[YOUR OBJECTIVE]: Produce a word-for-word copy of the listing below without its pictures.

[AVAILABLE DATA]:
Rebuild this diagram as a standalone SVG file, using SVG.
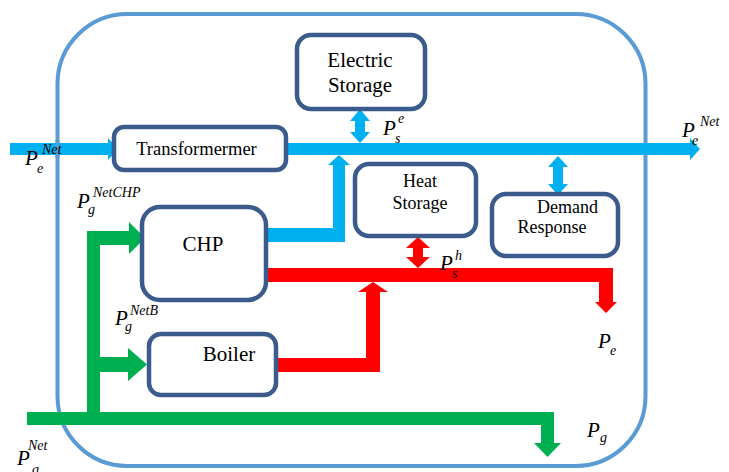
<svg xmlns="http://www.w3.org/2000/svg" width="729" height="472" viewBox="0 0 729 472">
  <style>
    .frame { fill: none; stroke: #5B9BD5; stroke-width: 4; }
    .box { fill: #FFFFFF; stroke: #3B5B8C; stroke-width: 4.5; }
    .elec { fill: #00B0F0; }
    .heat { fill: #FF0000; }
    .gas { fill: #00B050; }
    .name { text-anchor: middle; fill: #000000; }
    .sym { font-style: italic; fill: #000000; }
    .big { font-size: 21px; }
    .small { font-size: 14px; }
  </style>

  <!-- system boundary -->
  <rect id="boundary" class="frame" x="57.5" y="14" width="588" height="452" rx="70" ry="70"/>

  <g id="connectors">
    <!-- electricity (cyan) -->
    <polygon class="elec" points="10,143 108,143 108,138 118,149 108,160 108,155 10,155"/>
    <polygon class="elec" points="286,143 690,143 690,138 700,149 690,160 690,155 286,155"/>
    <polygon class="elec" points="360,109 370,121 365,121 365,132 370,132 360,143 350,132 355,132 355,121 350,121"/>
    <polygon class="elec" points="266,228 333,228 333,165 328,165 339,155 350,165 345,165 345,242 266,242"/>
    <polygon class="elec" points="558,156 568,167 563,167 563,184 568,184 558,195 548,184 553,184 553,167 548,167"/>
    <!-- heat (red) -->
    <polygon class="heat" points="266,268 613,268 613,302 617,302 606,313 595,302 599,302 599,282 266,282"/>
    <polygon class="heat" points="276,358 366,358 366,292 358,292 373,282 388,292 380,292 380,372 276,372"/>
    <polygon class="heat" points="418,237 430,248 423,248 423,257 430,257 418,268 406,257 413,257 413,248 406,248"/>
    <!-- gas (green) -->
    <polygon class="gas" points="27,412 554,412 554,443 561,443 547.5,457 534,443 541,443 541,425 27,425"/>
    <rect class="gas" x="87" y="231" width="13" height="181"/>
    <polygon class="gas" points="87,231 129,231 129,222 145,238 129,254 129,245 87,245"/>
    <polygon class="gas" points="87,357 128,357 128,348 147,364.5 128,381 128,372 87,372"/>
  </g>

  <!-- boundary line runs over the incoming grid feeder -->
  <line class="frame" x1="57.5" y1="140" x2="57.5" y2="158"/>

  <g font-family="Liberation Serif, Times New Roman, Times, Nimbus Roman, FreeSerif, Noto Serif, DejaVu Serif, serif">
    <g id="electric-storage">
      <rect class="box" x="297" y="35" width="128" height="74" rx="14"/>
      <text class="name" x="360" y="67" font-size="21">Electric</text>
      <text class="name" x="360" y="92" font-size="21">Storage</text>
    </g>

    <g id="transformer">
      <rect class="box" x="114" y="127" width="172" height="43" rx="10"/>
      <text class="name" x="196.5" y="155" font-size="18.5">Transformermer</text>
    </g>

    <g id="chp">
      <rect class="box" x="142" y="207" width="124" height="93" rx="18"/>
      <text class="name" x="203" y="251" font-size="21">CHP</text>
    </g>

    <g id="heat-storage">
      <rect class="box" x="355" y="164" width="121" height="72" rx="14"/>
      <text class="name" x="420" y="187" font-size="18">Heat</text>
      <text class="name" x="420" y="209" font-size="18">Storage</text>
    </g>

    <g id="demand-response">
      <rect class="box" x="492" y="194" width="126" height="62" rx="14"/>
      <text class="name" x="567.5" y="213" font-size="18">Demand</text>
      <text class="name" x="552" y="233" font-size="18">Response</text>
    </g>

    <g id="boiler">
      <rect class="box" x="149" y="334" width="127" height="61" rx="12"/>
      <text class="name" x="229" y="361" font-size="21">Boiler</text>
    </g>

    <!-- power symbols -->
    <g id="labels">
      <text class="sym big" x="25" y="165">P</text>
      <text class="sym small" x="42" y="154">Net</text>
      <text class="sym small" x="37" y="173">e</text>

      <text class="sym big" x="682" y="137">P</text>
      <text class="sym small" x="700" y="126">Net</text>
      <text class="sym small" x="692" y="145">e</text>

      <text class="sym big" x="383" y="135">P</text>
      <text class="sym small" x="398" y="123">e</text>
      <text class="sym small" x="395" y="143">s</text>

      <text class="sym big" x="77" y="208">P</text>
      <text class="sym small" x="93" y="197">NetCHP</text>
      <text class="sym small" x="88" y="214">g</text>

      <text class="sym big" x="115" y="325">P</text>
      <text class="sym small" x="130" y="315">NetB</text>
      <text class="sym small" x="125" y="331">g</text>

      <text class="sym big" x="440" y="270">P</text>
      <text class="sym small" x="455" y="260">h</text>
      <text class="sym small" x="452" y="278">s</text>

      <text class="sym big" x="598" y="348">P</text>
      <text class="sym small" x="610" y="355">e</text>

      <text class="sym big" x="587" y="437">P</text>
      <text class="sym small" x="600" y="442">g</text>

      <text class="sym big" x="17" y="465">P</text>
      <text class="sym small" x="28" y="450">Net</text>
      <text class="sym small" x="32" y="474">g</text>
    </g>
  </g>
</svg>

[RESULT OF THE TASK]:
Rebuild this diagram as a standalone SVG file, using SVG.
<svg xmlns="http://www.w3.org/2000/svg" width="729" height="472" viewBox="0 0 729 472">
  <style>
    .frame { fill: none; stroke: #5B9BD5; stroke-width: 4; }
    .box { fill: #FFFFFF; stroke: #3B5B8C; stroke-width: 4.5; }
    .elec { fill: #00B0F0; }
    .heat { fill: #FF0000; }
    .gas { fill: #00B050; }
    .name { text-anchor: middle; fill: #000000; }
    .sym { font-style: italic; fill: #000000; }
    .big { font-size: 21px; }
    .small { font-size: 14px; }
  </style>

  <!-- system boundary -->
  <rect id="boundary" class="frame" x="57.5" y="14" width="588" height="452" rx="70" ry="70"/>

  <g id="connectors">
    <!-- electricity (cyan) -->
    <polygon class="elec" points="10,143 108,143 108,138 118,149 108,160 108,155 10,155"/>
    <polygon class="elec" points="286,143 690,143 690,138 700,149 690,160 690,155 286,155"/>
    <polygon class="elec" points="360,109 370,121 365,121 365,132 370,132 360,143 350,132 355,132 355,121 350,121"/>
    <polygon class="elec" points="266,228 333,228 333,165 328,165 339,155 350,165 345,165 345,242 266,242"/>
    <polygon class="elec" points="558,156 568,167 563,167 563,184 568,184 558,195 548,184 553,184 553,167 548,167"/>
    <!-- heat (red) -->
    <polygon class="heat" points="266,268 613,268 613,302 617,302 606,313 595,302 599,302 599,282 266,282"/>
    <polygon class="heat" points="276,358 366,358 366,292 358,292 373,282 388,292 380,292 380,372 276,372"/>
    <polygon class="heat" points="418,237 430,248 423,248 423,257 430,257 418,268 406,257 413,257 413,248 406,248"/>
    <!-- gas (green) -->
    <polygon class="gas" points="27,412 554,412 554,443 561,443 547.5,457 534,443 541,443 541,425 27,425"/>
    <rect class="gas" x="87" y="231" width="13" height="181"/>
    <polygon class="gas" points="87,231 129,231 129,222 145,238 129,254 129,245 87,245"/>
    <polygon class="gas" points="87,357 128,357 128,348 147,364.5 128,381 128,372 87,372"/>
  </g>

  <!-- boundary line runs over the incoming grid feeder -->
  <line class="frame" x1="57.5" y1="140" x2="57.5" y2="158"/>

  <g font-family="Liberation Serif, Times New Roman, Times, Nimbus Roman, FreeSerif, Noto Serif, DejaVu Serif, serif">
    <g id="electric-storage">
      <rect class="box" x="297" y="35" width="128" height="74" rx="14"/>
      <text class="name" x="360" y="67" font-size="21">Electric</text>
      <text class="name" x="360" y="92" font-size="21">Storage</text>
    </g>

    <g id="transformer">
      <rect class="box" x="114" y="127" width="172" height="43" rx="10"/>
      <text class="name" x="196.5" y="155" font-size="18.5">Transformermer</text>
    </g>

    <g id="chp">
      <rect class="box" x="142" y="207" width="124" height="93" rx="18"/>
      <text class="name" x="203" y="251" font-size="21">CHP</text>
    </g>

    <g id="heat-storage">
      <rect class="box" x="355" y="164" width="121" height="72" rx="14"/>
      <text class="name" x="420" y="187" font-size="18">Heat</text>
      <text class="name" x="420" y="209" font-size="18">Storage</text>
    </g>

    <g id="demand-response">
      <rect class="box" x="492" y="194" width="126" height="62" rx="14"/>
      <text class="name" x="567.5" y="213" font-size="18">Demand</text>
      <text class="name" x="552" y="233" font-size="18">Response</text>
    </g>

    <g id="boiler">
      <rect class="box" x="149" y="334" width="127" height="61" rx="12"/>
      <text class="name" x="229" y="361" font-size="21">Boiler</text>
    </g>

    <!-- power symbols -->
    <g id="labels">
      <text class="sym big" x="25" y="165">P</text>
      <text class="sym small" x="42" y="154">Net</text>
      <text class="sym small" x="37" y="173">e</text>

      <text class="sym big" x="682" y="137">P</text>
      <text class="sym small" x="700" y="126">Net</text>
      <text class="sym small" x="692" y="145">e</text>

      <text class="sym big" x="383" y="135">P</text>
      <text class="sym small" x="398" y="123">e</text>
      <text class="sym small" x="395" y="143">s</text>

      <text class="sym big" x="77" y="208">P</text>
      <text class="sym small" x="93" y="197">NetCHP</text>
      <text class="sym small" x="88" y="214">g</text>

      <text class="sym big" x="115" y="325">P</text>
      <text class="sym small" x="130" y="315">NetB</text>
      <text class="sym small" x="125" y="331">g</text>

      <text class="sym big" x="440" y="270">P</text>
      <text class="sym small" x="455" y="260">h</text>
      <text class="sym small" x="452" y="278">s</text>

      <text class="sym big" x="598" y="348">P</text>
      <text class="sym small" x="610" y="355">e</text>

      <text class="sym big" x="587" y="437">P</text>
      <text class="sym small" x="600" y="442">g</text>

      <text class="sym big" x="17" y="465">P</text>
      <text class="sym small" x="28" y="450">Net</text>
      <text class="sym small" x="32" y="474">g</text>
    </g>
  </g>
</svg>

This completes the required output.